I. Quality of life: Community and social program needs of the arriving personnel and their families will be evaluated. It will be determined to what extent Eglin AFB can meet those needs, and what levels of service will need to be provided by the surrounding jurisdictions. Issues and services to be considered will include but not be limited to: libraries, cultural resources and facilities in arts and entertainment; parks and recreation facilities; and public access to open space and trails.
j. Public Outreach: The Consultant will incorporate a public outreach component throughout the planning process which will engage stakeholders and disseminate information. The Consultant will submit a detailed Public Outreach Plan quantifying the number of meetings, suggested locations, timeline for website activation, types of outreach materials provided, etc.

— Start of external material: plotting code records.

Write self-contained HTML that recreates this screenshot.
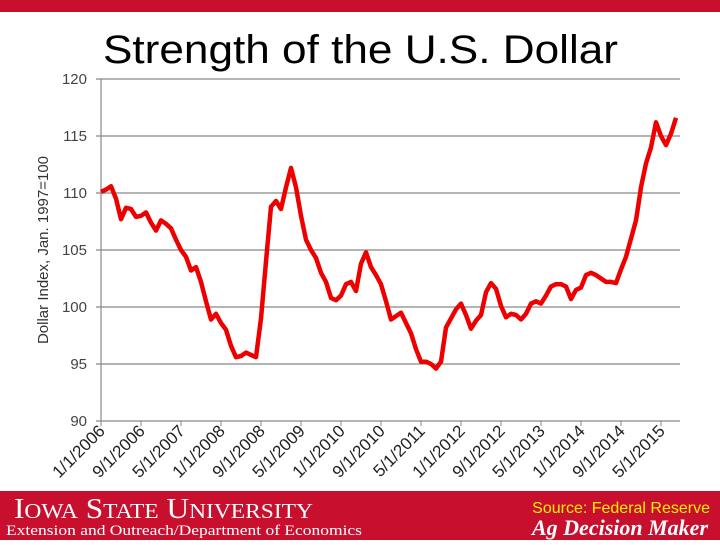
<!DOCTYPE html>
<html><head><meta charset="utf-8"><style>
body{margin:0;width:720px;height:540px;overflow:hidden;background:#fff;font-family:"Liberation Sans",sans-serif}
</style></head><body>
<svg width="720" height="540" xmlns="http://www.w3.org/2000/svg">
<rect x="0" y="0" width="720" height="12" fill="#c8102e"/>
<text x="103" y="63" font-size="40" textLength="515" lengthAdjust="spacingAndGlyphs" font-family="Liberation Sans,sans-serif" fill="#000">Strength of the U.S. Dollar</text>
<g id="grid"></g><g id="ylab"></g><g id="xlab"></g>
<text transform="translate(48,250) rotate(-90)" text-anchor="middle" font-size="15" fill="#333">Dollar Index, Jan. 1997=100</text>
<path id="line" fill="none" stroke="#ee0000" stroke-width="4.5" stroke-linejoin="round"/>
<rect x="0" y="491" width="720" height="49" fill="#c8102e"/>
<text x="14" y="518" font-size="28" textLength="299" lengthAdjust="spacingAndGlyphs" fill="#fff" font-family="Liberation Serif,serif">I<tspan font-size="21">OWA</tspan> S<tspan font-size="21">TATE</tspan> U<tspan font-size="21">NIVERSITY</tspan></text>
<text x="6" y="535" font-size="15" textLength="356" lengthAdjust="spacingAndGlyphs" fill="#fff" font-family="Liberation Serif,serif">Extension and Outreach/Department of Economics</text>
<text x="710" y="513" text-anchor="end" font-size="16" fill="#ffee00">Source: Federal Reserve</text>
<text x="708" y="535" text-anchor="end" font-size="22" fill="#fff" font-style="italic" font-weight="bold" font-family="Liberation Serif,serif">Ag Decision Maker</text>
</svg>
<script>
const yTicks=[90,95,100,105,110,115,120];
const xTickLabels=["1/1/2006","9/1/2006","5/1/2007","1/1/2008","9/1/2008","5/1/2009","1/1/2010","9/1/2010","5/1/2011","1/1/2012","9/1/2012","5/1/2013","1/1/2014","9/1/2014","5/1/2015"];
const values=[110.1,110.3,110.6,109.5,107.7,108.7,108.6,107.9,108.0,108.3,107.4,106.7,107.6,107.3,106.9,105.9,105.0,104.4,103.2,103.5,102.2,100.5,98.9,99.4,98.6,98.0,96.6,95.6,95.7,96.0,95.8,95.6,99.0,104.0,108.8,109.3,108.6,110.5,112.2,110.5,108.0,105.9,105.0,104.3,103.0,102.2,100.8,100.6,101.0,102.0,102.2,101.4,103.8,104.8,103.5,102.8,102.0,100.5,98.9,99.2,99.5,98.6,97.7,96.3,95.2,95.2,95.0,94.6,95.2,98.2,99.0,99.8,100.3,99.3,98.1,98.8,99.3,101.3,102.1,101.6,100.1,99.1,99.4,99.3,98.9,99.4,100.3,100.5,100.3,101.0,101.8,102.0,102.0,101.8,100.7,101.5,101.7,102.8,103.0,102.8,102.5,102.2,102.2,102.1,103.3,104.4,106.0,107.6,110.5,112.6,114.0,116.2,115.0,114.2,115.2,116.6];
const NS="http://www.w3.org/2000/svg";
const X0=101,DX=5,PR=680;
const yS=v=>421-(v-90)*(342/30);
const xS=i=>X0+i*DX;
const grid=document.getElementById('grid'),yl=document.getElementById('ylab'),xl=document.getElementById('xlab');
yTicks.forEach(t=>{
 const l=document.createElementNS(NS,'line');
 l.setAttribute('x1',X0-5);l.setAttribute('x2',PR);l.setAttribute('y1',yS(t));l.setAttribute('y2',yS(t));
 l.setAttribute('stroke','#888');l.setAttribute('stroke-width','1.2');
 
 
 grid.appendChild(l);
 const tx=document.createElementNS(NS,'text');
 tx.setAttribute('x',87);tx.setAttribute('y',yS(t)+5);tx.setAttribute('text-anchor','end');
 tx.setAttribute('font-size','15');tx.setAttribute('fill','#444');tx.textContent=t;
 
 
 yl.appendChild(tx);
});
const ax=document.createElementNS(NS,'line');
ax.setAttribute('x1',X0);ax.setAttribute('x2',X0);ax.setAttribute('y1',79);ax.setAttribute('y2',421);
ax.setAttribute('stroke','#888');ax.setAttribute('stroke-width','1.2');


grid.appendChild(ax);
xTickLabels.forEach((s,k)=>{
 const x=xS(k*8);
 const tk=document.createElementNS(NS,'line');
 tk.setAttribute('x1',x);tk.setAttribute('x2',x);tk.setAttribute('y1',421);tk.setAttribute('y2',426);tk.setAttribute('stroke','#888');
 
 
 grid.appendChild(tk);
 const tx=document.createElementNS(NS,'text');
 tx.setAttribute('transform','translate('+(x+5)+',432) rotate(-45)');
 tx.setAttribute('text-anchor','end');tx.setAttribute('font-size','17');tx.setAttribute('fill','#222');
 tx.textContent=s;
 
 
 xl.appendChild(tx);
});
document.getElementById('line').setAttribute('d',values.map((v,i)=>(i?'L':'M')+xS(i)+','+yS(v).toFixed(1)).join(' '));
</script>
</body></html>
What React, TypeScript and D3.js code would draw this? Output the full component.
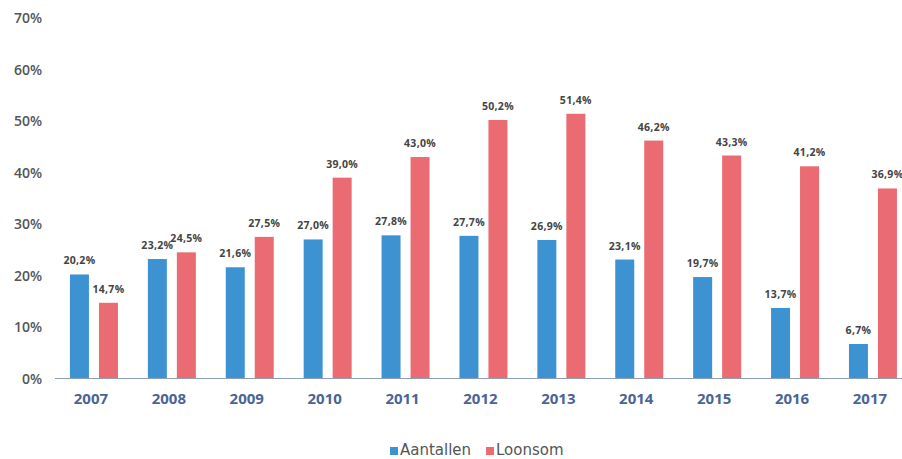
import * as d3 from "d3";

const years = ["2007", "2008", "2009", "2010", "2011", "2012", "2013", "2014", "2015", "2016", "2017"];
const aantallen = [20.2, 23.2, 21.6, 27.0, 27.8, 27.7, 26.9, 23.1, 19.7, 13.7, 6.7];
const loonsom = [14.7, 24.5, 27.5, 39.0, 43.0, 50.2, 51.4, 46.2, 43.3, 41.2, 36.9];
const seriesNames = ["Aantallen", "Loonsom"];
const seriesColors = ["#3d93d1", "#ea6b72"];
const yTicks = [0, 10, 20, 30, 40, 50, 60, 70];

const fmt = (v: number) => v.toFixed(1).replace(".", ",") + "%";

export default function App() {
  const width = 902;
  const height = 459;
  const font = "'Open Sans', 'DejaVu Sans', sans-serif";

  const x = d3.scaleBand<string>().domain(years).range([55, 55 + 77.9 * years.length]).paddingInner(0.384).paddingOuter(0.192);
  const sub = d3.scaleBand<string>().domain(seriesNames).range([0, x.bandwidth()]).paddingInner(0.345);
  const y = d3.scaleLinear().domain([0, 70]).range([378.5, 18]);

  const series = [aantallen, loonsom];

  return (
    <svg width={width} height={height} style={{ position: "absolute", left: 0, top: 0, background: "#fff" }} fontFamily={font}>
      {yTicks.map((t) => (
        <text key={t} x={42} y={y(t) + 5} textAnchor="end" fontSize={14} fontWeight={600} fill="#555">
          {t}%
        </text>
      ))}
      {series.map((vals, si) =>
        vals.map((v, i) => {
          const bx = (x(years[i]) ?? 0) + (sub(seriesNames[si]) ?? 0);
          return (
            <g key={`${si}-${i}`}>
              <rect x={bx} y={y(v)} width={sub.bandwidth()} height={y(0) - y(v)} fill={seriesColors[si]} />
              <text x={bx + sub.bandwidth() / 2} y={y(v) - 10} textAnchor="middle" fontSize={10.5} fontWeight={700} fill="#444" letterSpacing={0.3}>
                {fmt(v)}
              </text>
            </g>
          );
        })
      )}
      <line x1={55} x2={902} y1={y(0)} y2={y(0)} stroke="#8e9db8" strokeWidth={1.2} />
      {years.map((yr) => (
        <text key={yr} x={(x(yr) ?? 0) + x.bandwidth() / 2 - 3} y={404} textAnchor="middle" fontSize={15} fontWeight={700} fill="#4a6496">
          {yr}
        </text>
      ))}
      <g fontFamily="'DejaVu Sans', sans-serif" fontSize={15}>
        <rect x={390} y={447} width={8} height={8} fill={seriesColors[0]} />
        <text x={400} y={455} fill="#555">
          {seriesNames[0]}
        </text>
        <rect x={486} y={447} width={8} height={8} fill={seriesColors[1]} />
        <text x={496} y={455} fill="#555">
          {seriesNames[1]}
        </text>
      </g>
    </svg>
  );
}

All procurements with OEA grant funds will be in accordance with applicable State and local laws and regulations, and applicable Federal laws and regulations, including compliance with the procurement standards in CFR 32 Part 33, Uniform Administrative Requirement for Grants and cooperative agreements to State and Local Governments. Contractor selection criteria (including cost) will be included in any RFP that is issued. Okaloosa County will provide the 10% non-Federal match.
The unique approach of this effort will be results-driven, focusing on generating information that will yield requirements necessary to prepare for the anticipated growth. These requirements will, in turn, drive the transactional next steps in the process. This includes, but is not limited to, project plans, additional supporting studies, A&E work, etc.